I have to get well, get right, which means spending lots of time with Gil. Every night we buy a sack of hamburgers and drive around the city. I’m breaking training, big time, but Gil sees again that I need comfort food. He also sees that he might lose a finger if he tries to take the hamburger away from me.
We drive into the mountains, up and down the Strip, listening to Gil’s special CD. He calls it Belly Cramps. Gil’s philosophy in all things is to seek the pain, woo the pain, recognize that pain is life. If you’re heartbroken, Gil says, don’t hide from it. Wallow in it. We hurt, he says, so let’s hurt. Belly Cramps is his medley of the most painful love songs ever written. We listen to them over and over until we know the lyrics by heart. After a song has played Gil will speak the lyrics. For my money, his speaking is better than anyone’s singing. He puts all recording artists to shame. I’d rather hear Gil talk a song than Sinatra croon it.

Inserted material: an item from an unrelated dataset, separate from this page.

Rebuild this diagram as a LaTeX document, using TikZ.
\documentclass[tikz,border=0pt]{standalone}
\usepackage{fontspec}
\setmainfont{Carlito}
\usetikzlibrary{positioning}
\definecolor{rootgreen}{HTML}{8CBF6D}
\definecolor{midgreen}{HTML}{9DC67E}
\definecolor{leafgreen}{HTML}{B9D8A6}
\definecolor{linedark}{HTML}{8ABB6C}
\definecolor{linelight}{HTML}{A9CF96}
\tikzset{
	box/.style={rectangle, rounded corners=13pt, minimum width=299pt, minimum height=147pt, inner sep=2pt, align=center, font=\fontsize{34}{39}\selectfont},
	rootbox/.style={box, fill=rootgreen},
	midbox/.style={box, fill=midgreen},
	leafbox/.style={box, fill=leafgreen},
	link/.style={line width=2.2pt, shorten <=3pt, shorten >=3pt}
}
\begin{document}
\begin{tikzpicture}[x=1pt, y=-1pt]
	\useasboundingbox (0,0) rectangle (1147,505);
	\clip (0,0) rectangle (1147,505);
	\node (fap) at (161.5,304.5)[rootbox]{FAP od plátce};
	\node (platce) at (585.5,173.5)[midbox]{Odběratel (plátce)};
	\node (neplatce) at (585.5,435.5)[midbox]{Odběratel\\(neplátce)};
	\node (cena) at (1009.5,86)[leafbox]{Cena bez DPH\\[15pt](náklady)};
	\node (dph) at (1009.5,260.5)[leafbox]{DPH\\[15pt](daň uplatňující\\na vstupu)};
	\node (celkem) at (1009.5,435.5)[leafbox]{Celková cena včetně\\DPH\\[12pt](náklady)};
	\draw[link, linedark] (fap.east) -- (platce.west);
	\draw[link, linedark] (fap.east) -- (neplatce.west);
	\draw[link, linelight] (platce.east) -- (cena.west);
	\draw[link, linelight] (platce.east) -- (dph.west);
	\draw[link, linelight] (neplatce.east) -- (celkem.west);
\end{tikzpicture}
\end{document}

With each passing year Gil’s voice grows deeper, richer, and softer, and when he speaks the chorus of a torch song he sounds as if he’s channeling Moses and Elvis. He deserves a Grammy for his rendition of Barry Manilow’s Please Don’t Be Scared: Cause feeling pain’s a hard way
To know you’re still alive.
But his take on Roy Clark’s version of We Can’t Build a Fire in the Rain knocks me out every time. One line in particular resonates with us both: Just going through the motions and pretending
we have something left to gain.
When I’m not with Gil, I’m locked in my new house, the one I bought with Brooke for those infrequent occasions when we came home to Vegas. Now I think of it as Bachelor Pad II. I like the house, it’s more my style than the French Country place where she and I lived in Pacific Palisades, but it doesn’t have a fireplace. I can’t think without a fireplace. I must have fire.
So I hire a guy to build one.
While it’s under construction the house is a disaster area. Huge plastic sheets hang from the walls. Tarps cover the furniture. A thick coat of dust lies everywhere. One morning, staring into the unfinished fireplace, I think about Mandela. I think about the promises I’ve made to myself and others. I reach for the phone and dial Brad.